Hence our risk and danger. It is because the repetition of the different takes on the mask of the same: the nihilist lassitude, the “everything is equal” of endless deconstruction, of the uniform affirmation of differential heterogeneity. Differance and the simulacrum as well have their disgust and lassitude. We must obviously protect the analysis, reading and re-reading of Derridean practices from deconstruction’s hasty reduction to a body of homogenous techniques of textual heterogeneity of a nihilist version of the general economy and the general strategy of differance. By assigning them another goal? By taking the risk of ordering them to a thesis because they are aimless and do not have the form of any thesis? It is difficult to practice a generalized suspicion without falling into the general formulae of suspicion, without being tempted by undifferentiated nihilist solutions and techniques, all ready to then help out ideological ends that would aggravate nihilism. However, our goal is different, either it is not a re-appropriation or it is not perhaps a goal: rather, the point would be to nuance textuel deconstruction and textuel production within their transcendental generality and differantiality, activating production within deconstruction, and to make “deconstruction” a machinic process determinable in terms of power and desire. The point is to bring the production of textuality to the point of excess where it would flow within the circle of the Eternal Return. Obviously, this is to expect more of the Eternal Return…

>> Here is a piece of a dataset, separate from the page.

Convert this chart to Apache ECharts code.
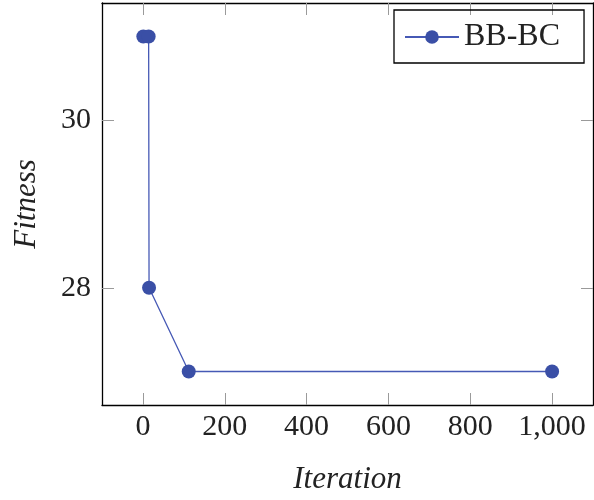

[1] The economy is general because it comports this moment of re-production internal to deconstruction in not confounding (even if it is the condition of it) with a capitalization of its effects. In Clang, Derrida contests the expression of general economy and sustains that it is always restrained and determined. If we understand him well, we want to signify the same thing: thus, it is the word “general” that does not have the same meaning here and there. The generality of the textual economy is by definition restrained – i.e., differantial. It is not at all a conceptual generality, but a transcendental generality that depends entirely on differance: the ring of the Eternal Return is only opened as a ring by being restrained, or is only opened as a strict passage (cf. Clang). Our use of the term “general economy” implies that it will be all the more general as it will be differantial (in the machinic-libidinal sense) or at the limit in-differant to textual values, but in-differant in excess of desiring differance of course. And it will be all the more restrained – transcendent, rather than transcendental – as it will be specified under the conditions of representation (in this sense, “restrained” is opposed to the differantial which is not opposed to it).